If I had a million dollars to give to the university, I'd split it into $10,000 chunks and I'd make them available as grants to the 100 people that posted the most interesting, useful blogs during the school year. Make it a contest.
Imagine that - 100 members of the JHU community blogging daily. Some would talk about their current research, some would write about daily life, some would post poetry and writings, who knows. The conversation would be phenomenal. It would get national and local press. It would open an window to the entire world of the interests, knowledge, and thinkings of 100 of the world's finest professors, students, and administrators in higher education today.

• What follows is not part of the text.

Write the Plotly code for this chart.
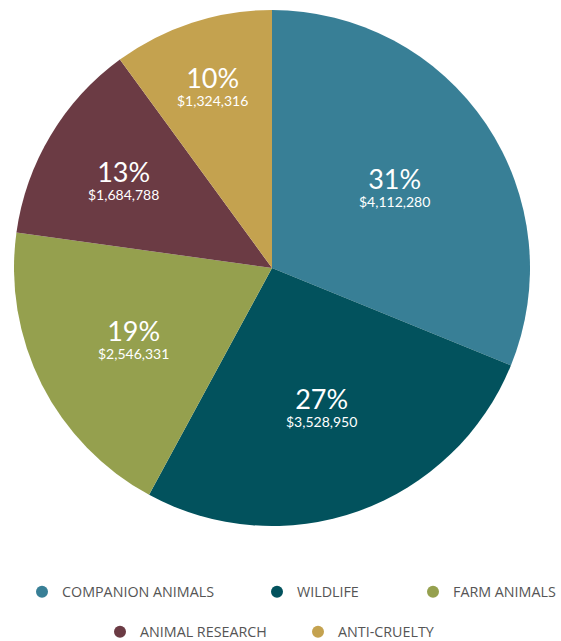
import math
import plotly.graph_objects as go

categories = ["COMPANION ANIMALS", "WILDLIFE", "FARM ANIMALS", "ANIMAL RESEARCH", "ANTI-CRUELTY"]
amounts = [4112280, 3528950, 2546331, 1684788, 1324316]
pct_labels = ["31%", "27%", "19%", "13%", "10%"]
amount_labels = ["$4,112,280", "$3,528,950", "$2,546,331", "$1,684,788", "$1,324,316"]

colors = ["#387f96", "#02525d", "#95a04e", "#6b3b44", "#c4a24f"]
label_radius = [0.57, 0.57, 0.60, 0.67, 0.745]  # fraction of pie radius

# legend entry placement (left pixel x, row centre pixel y)
legend_x = [22, 257, 413, 100, 298]
legend_y = [592, 592, 592, 632, 632]

W, H = 561, 641
cx, cy, R = 272, 268, 258  # pixel centre/radius of pie

fig = go.Figure()
fig.add_trace(go.Pie(
    labels=categories, values=amounts, sort=False, direction="clockwise",
    rotation=0, marker=dict(colors=colors, line=dict(width=0)),
    textinfo="none", hoverinfo="label+value+percent", showlegend=False,
    domain=dict(x=[(cx - R) / W, (cx + R) / W], y=[1 - (cy + R) / H, 1 - (cy - R) / H]),
))

total = sum(amounts)
cum = 0
for i, v in enumerate(amounts):
    mid = (cum + v / 2) / total * 2 * math.pi
    cum += v
    r = label_radius[i] * R
    px = cx + r * math.sin(mid)
    py = cy - r * math.cos(mid)
    fig.add_annotation(
        x=px / W, y=1 - py / H, xref="paper", yref="paper", showarrow=False,
        text=f"<span style='font-size:27px'>{pct_labels[i]}</span><br><span style='font-size:14px'>{amount_labels[i]}</span>",
        font=dict(family="Lato, Open Sans, sans-serif", color="white", size=14),
        align="center", xanchor="center", yanchor="middle",
    )

legend_font = dict(family="Open Sans, Noto Sans, sans-serif", size=14.3, color="#555555")
layout_legends = {}
for i, name in enumerate(categories):
    key = "legend" if i == 0 else f"legend{i + 1}"
    fig.add_trace(go.Scatter(
        x=[None], y=[None], mode="markers", name=name,
        marker=dict(color=colors[i], size=16, symbol="circle"),
        legend=key,
    ))
    layout_legends[key] = dict(
        orientation="h", x=legend_x[i] / W, xanchor="left",
        y=1 - legend_y[i] / H, yanchor="middle", font=legend_font,
        itemsizing="constant", itemwidth=30, bgcolor="rgba(0,0,0,0)",
    )

fig.update_layout(
    width=W, height=H, margin=dict(l=0, r=0, t=0, b=0, autoexpand=False),
    paper_bgcolor="white", plot_bgcolor="white",
    xaxis=dict(visible=False), yaxis=dict(visible=False),
    **layout_legends,
)

fig.write_html(
    "out.html",
    config={"displayModeBar": False},
    post_script="document.body.style.margin='0px';document.body.style.overflow='hidden';",
)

I think it would also start conversations. It would attract students to the school. As Doc likes to say, it would be arson. It would light fires of interest, collaboration, and involvement. Just spending 3 days down here, talking with some of the great people, I got intrigued by all the potential. I saw the stovepiped information pathways, the bureaucracy, and - to a person - everyone railed against it. Here's an idea: Give the university a choir of voices. Make it easy for people to talk, easy to post. Imagine the connections that would happen just by doing a Google search, researchers across the world that could find each other. Throw away that old-fashioned quarterly newsletter, or even better - supplement it with the best of the conversations that these blogs start.
From an infrastructure perspective, it would cost almost nothing. An extra server or two. Training? Writing a blog has become point and click.
Heck, Lessig blogs. Reynolds blogs. When I think about Stanford, guess who I think of? When I think of the University of Tennessee, again, guess who? Imagine an entire faculty doing what these guys do. Wow. Office hours are from 2:30 to 4. Blogging hours are from 4 to 4:30.
The first university that gets serious about using blogs will create a huge impact in profile, research quality, cooperation, and collaboration both inside and outside of the university. The first one to do it will show its cluefulness. The value to the rest of us would be huge as well. I would bet it would end up increasing alumni giving as well.
The key thing is to create incentives for people to communicate. Go ahead, put up a disclamer on the blog pages, and get a blogging policy. But it is key to not punish people for publishing their thoughts. Don't get PC. Trust the students. Trust the faculty. They will rise to the occasion. After all, they're signing their names to the work.
I would read them, sure as hell.
God, that would be great.
The 10 cardinal columnist sins
I saw this link on Gawker today (keep it up, folks), and saw myself reflected all too well in its 10 admonitions. Something for all bloggers to read before they hit the "Post" button.